[Written instruction] Can you print the data exactly and leave out each image?

────────────────────────────────────────

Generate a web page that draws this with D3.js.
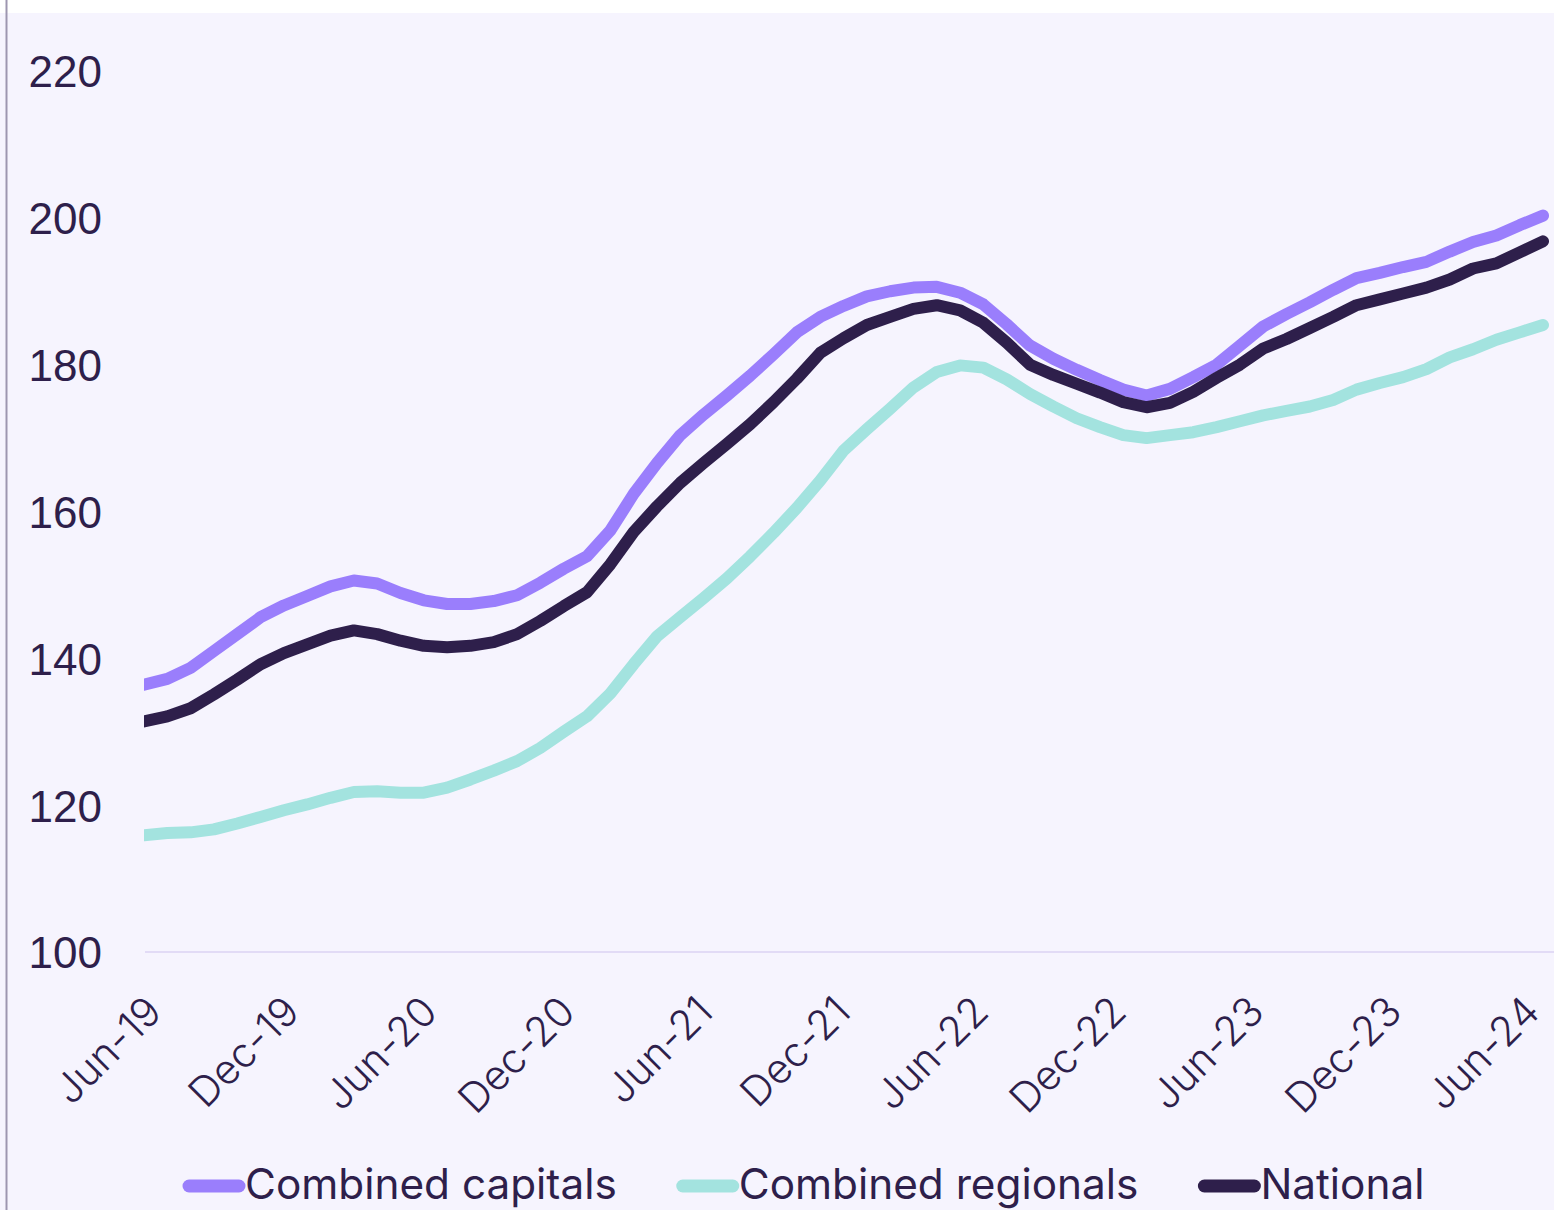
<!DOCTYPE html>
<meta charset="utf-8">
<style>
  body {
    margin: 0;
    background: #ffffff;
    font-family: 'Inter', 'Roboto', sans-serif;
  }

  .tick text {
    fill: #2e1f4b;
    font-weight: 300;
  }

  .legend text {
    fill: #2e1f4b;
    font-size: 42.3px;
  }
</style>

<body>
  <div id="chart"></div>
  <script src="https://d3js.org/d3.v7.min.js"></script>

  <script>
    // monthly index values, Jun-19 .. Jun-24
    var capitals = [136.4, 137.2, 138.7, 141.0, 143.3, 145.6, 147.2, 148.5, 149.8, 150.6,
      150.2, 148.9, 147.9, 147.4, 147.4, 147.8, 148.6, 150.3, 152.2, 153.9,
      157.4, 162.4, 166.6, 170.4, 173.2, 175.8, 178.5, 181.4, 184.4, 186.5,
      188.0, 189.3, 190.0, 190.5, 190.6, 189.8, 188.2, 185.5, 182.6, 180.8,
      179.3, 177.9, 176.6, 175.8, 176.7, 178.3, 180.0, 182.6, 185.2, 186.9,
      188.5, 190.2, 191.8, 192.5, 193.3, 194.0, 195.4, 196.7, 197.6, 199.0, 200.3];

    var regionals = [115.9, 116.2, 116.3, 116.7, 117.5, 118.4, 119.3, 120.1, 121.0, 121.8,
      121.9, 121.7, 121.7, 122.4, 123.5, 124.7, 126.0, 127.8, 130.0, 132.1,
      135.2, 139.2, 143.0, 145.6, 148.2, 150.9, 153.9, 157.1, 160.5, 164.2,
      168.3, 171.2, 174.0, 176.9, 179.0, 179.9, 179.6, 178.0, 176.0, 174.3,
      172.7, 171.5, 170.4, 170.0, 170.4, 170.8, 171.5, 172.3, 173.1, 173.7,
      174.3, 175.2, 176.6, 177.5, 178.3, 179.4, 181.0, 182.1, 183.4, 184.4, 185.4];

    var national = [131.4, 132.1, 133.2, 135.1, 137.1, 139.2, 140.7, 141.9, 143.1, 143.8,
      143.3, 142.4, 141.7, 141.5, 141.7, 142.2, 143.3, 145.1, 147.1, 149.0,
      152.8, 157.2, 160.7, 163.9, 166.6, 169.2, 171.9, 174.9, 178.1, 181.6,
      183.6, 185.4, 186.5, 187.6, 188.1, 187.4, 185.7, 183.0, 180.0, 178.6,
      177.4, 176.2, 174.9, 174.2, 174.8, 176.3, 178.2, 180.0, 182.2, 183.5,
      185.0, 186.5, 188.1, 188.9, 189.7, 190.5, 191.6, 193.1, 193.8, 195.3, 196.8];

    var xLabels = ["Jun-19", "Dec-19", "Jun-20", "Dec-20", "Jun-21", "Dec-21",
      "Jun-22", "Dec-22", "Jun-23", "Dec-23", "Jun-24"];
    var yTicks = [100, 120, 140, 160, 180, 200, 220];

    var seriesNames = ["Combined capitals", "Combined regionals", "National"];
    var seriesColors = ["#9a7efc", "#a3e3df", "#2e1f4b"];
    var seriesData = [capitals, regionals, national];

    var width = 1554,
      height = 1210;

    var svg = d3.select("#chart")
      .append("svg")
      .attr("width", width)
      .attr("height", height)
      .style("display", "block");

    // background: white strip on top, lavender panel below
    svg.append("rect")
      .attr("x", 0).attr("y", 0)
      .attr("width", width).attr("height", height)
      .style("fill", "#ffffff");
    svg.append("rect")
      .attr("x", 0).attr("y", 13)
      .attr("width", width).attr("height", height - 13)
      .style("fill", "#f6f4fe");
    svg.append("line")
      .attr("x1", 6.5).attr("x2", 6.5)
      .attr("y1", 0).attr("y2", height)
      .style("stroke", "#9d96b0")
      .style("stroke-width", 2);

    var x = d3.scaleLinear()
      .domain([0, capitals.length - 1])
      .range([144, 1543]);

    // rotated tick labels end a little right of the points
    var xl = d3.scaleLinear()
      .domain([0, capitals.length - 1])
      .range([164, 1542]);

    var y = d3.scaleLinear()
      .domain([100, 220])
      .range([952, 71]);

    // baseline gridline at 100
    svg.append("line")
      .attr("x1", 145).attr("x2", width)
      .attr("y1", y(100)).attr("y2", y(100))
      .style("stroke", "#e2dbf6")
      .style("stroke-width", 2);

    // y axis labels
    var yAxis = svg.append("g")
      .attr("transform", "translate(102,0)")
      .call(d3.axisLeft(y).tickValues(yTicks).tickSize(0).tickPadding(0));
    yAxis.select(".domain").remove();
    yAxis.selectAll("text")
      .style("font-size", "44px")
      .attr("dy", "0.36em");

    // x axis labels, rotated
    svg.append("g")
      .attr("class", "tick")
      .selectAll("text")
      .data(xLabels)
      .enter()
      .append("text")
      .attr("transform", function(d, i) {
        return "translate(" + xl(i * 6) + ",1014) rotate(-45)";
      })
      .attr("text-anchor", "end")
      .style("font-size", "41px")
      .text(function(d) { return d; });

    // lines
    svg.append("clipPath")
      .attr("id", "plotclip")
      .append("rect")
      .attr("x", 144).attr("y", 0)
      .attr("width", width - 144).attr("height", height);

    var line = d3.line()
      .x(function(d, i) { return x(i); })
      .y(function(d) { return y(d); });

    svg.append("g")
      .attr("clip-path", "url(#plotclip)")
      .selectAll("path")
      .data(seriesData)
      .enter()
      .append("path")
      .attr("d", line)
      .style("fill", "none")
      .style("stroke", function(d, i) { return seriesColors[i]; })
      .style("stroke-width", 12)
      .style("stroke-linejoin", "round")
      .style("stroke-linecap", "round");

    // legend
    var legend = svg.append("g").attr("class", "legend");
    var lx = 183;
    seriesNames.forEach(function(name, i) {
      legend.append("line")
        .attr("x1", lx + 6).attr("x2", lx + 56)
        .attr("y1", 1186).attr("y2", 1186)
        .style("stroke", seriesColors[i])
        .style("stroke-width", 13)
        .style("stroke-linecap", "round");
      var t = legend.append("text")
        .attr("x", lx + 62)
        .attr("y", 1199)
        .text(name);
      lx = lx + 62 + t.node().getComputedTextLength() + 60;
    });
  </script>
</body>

────────────────────────────────────────

[Answer to this task]
Generate a web page that draws this with D3.js.
<!DOCTYPE html>
<meta charset="utf-8">
<style>
  body {
    margin: 0;
    background: #ffffff;
    font-family: 'Inter', 'Roboto', sans-serif;
  }

  .tick text {
    fill: #2e1f4b;
    font-weight: 300;
  }

  .legend text {
    fill: #2e1f4b;
    font-size: 42.3px;
  }
</style>

<body>
  <div id="chart"></div>
  <script src="https://d3js.org/d3.v7.min.js"></script>

  <script>
    // monthly index values, Jun-19 .. Jun-24
    var capitals = [136.4, 137.2, 138.7, 141.0, 143.3, 145.6, 147.2, 148.5, 149.8, 150.6,
      150.2, 148.9, 147.9, 147.4, 147.4, 147.8, 148.6, 150.3, 152.2, 153.9,
      157.4, 162.4, 166.6, 170.4, 173.2, 175.8, 178.5, 181.4, 184.4, 186.5,
      188.0, 189.3, 190.0, 190.5, 190.6, 189.8, 188.2, 185.5, 182.6, 180.8,
      179.3, 177.9, 176.6, 175.8, 176.7, 178.3, 180.0, 182.6, 185.2, 186.9,
      188.5, 190.2, 191.8, 192.5, 193.3, 194.0, 195.4, 196.7, 197.6, 199.0, 200.3];

    var regionals = [115.9, 116.2, 116.3, 116.7, 117.5, 118.4, 119.3, 120.1, 121.0, 121.8,
      121.9, 121.7, 121.7, 122.4, 123.5, 124.7, 126.0, 127.8, 130.0, 132.1,
      135.2, 139.2, 143.0, 145.6, 148.2, 150.9, 153.9, 157.1, 160.5, 164.2,
      168.3, 171.2, 174.0, 176.9, 179.0, 179.9, 179.6, 178.0, 176.0, 174.3,
      172.7, 171.5, 170.4, 170.0, 170.4, 170.8, 171.5, 172.3, 173.1, 173.7,
      174.3, 175.2, 176.6, 177.5, 178.3, 179.4, 181.0, 182.1, 183.4, 184.4, 185.4];

    var national = [131.4, 132.1, 133.2, 135.1, 137.1, 139.2, 140.7, 141.9, 143.1, 143.8,
      143.3, 142.4, 141.7, 141.5, 141.7, 142.2, 143.3, 145.1, 147.1, 149.0,
      152.8, 157.2, 160.7, 163.9, 166.6, 169.2, 171.9, 174.9, 178.1, 181.6,
      183.6, 185.4, 186.5, 187.6, 188.1, 187.4, 185.7, 183.0, 180.0, 178.6,
      177.4, 176.2, 174.9, 174.2, 174.8, 176.3, 178.2, 180.0, 182.2, 183.5,
      185.0, 186.5, 188.1, 188.9, 189.7, 190.5, 191.6, 193.1, 193.8, 195.3, 196.8];

    var xLabels = ["Jun-19", "Dec-19", "Jun-20", "Dec-20", "Jun-21", "Dec-21",
      "Jun-22", "Dec-22", "Jun-23", "Dec-23", "Jun-24"];
    var yTicks = [100, 120, 140, 160, 180, 200, 220];

    var seriesNames = ["Combined capitals", "Combined regionals", "National"];
    var seriesColors = ["#9a7efc", "#a3e3df", "#2e1f4b"];
    var seriesData = [capitals, regionals, national];

    var width = 1554,
      height = 1210;

    var svg = d3.select("#chart")
      .append("svg")
      .attr("width", width)
      .attr("height", height)
      .style("display", "block");

    // background: white strip on top, lavender panel below
    svg.append("rect")
      .attr("x", 0).attr("y", 0)
      .attr("width", width).attr("height", height)
      .style("fill", "#ffffff");
    svg.append("rect")
      .attr("x", 0).attr("y", 13)
      .attr("width", width).attr("height", height - 13)
      .style("fill", "#f6f4fe");
    svg.append("line")
      .attr("x1", 6.5).attr("x2", 6.5)
      .attr("y1", 0).attr("y2", height)
      .style("stroke", "#9d96b0")
      .style("stroke-width", 2);

    var x = d3.scaleLinear()
      .domain([0, capitals.length - 1])
      .range([144, 1543]);

    // rotated tick labels end a little right of the points
    var xl = d3.scaleLinear()
      .domain([0, capitals.length - 1])
      .range([164, 1542]);

    var y = d3.scaleLinear()
      .domain([100, 220])
      .range([952, 71]);

    // baseline gridline at 100
    svg.append("line")
      .attr("x1", 145).attr("x2", width)
      .attr("y1", y(100)).attr("y2", y(100))
      .style("stroke", "#e2dbf6")
      .style("stroke-width", 2);

    // y axis labels
    var yAxis = svg.append("g")
      .attr("transform", "translate(102,0)")
      .call(d3.axisLeft(y).tickValues(yTicks).tickSize(0).tickPadding(0));
    yAxis.select(".domain").remove();
    yAxis.selectAll("text")
      .style("font-size", "44px")
      .attr("dy", "0.36em");

    // x axis labels, rotated
    svg.append("g")
      .attr("class", "tick")
      .selectAll("text")
      .data(xLabels)
      .enter()
      .append("text")
      .attr("transform", function(d, i) {
        return "translate(" + xl(i * 6) + ",1014) rotate(-45)";
      })
      .attr("text-anchor", "end")
      .style("font-size", "41px")
      .text(function(d) { return d; });

    // lines
    svg.append("clipPath")
      .attr("id", "plotclip")
      .append("rect")
      .attr("x", 144).attr("y", 0)
      .attr("width", width - 144).attr("height", height);

    var line = d3.line()
      .x(function(d, i) { return x(i); })
      .y(function(d) { return y(d); });

    svg.append("g")
      .attr("clip-path", "url(#plotclip)")
      .selectAll("path")
      .data(seriesData)
      .enter()
      .append("path")
      .attr("d", line)
      .style("fill", "none")
      .style("stroke", function(d, i) { return seriesColors[i]; })
      .style("stroke-width", 12)
      .style("stroke-linejoin", "round")
      .style("stroke-linecap", "round");

    // legend
    var legend = svg.append("g").attr("class", "legend");
    var lx = 183;
    seriesNames.forEach(function(name, i) {
      legend.append("line")
        .attr("x1", lx + 6).attr("x2", lx + 56)
        .attr("y1", 1186).attr("y2", 1186)
        .style("stroke", seriesColors[i])
        .style("stroke-width", 13)
        .style("stroke-linecap", "round");
      var t = legend.append("text")
        .attr("x", lx + 62)
        .attr("y", 1199)
        .text(name);
      lx = lx + 62 + t.node().getComputedTextLength() + 60;
    });
  </script>
</body>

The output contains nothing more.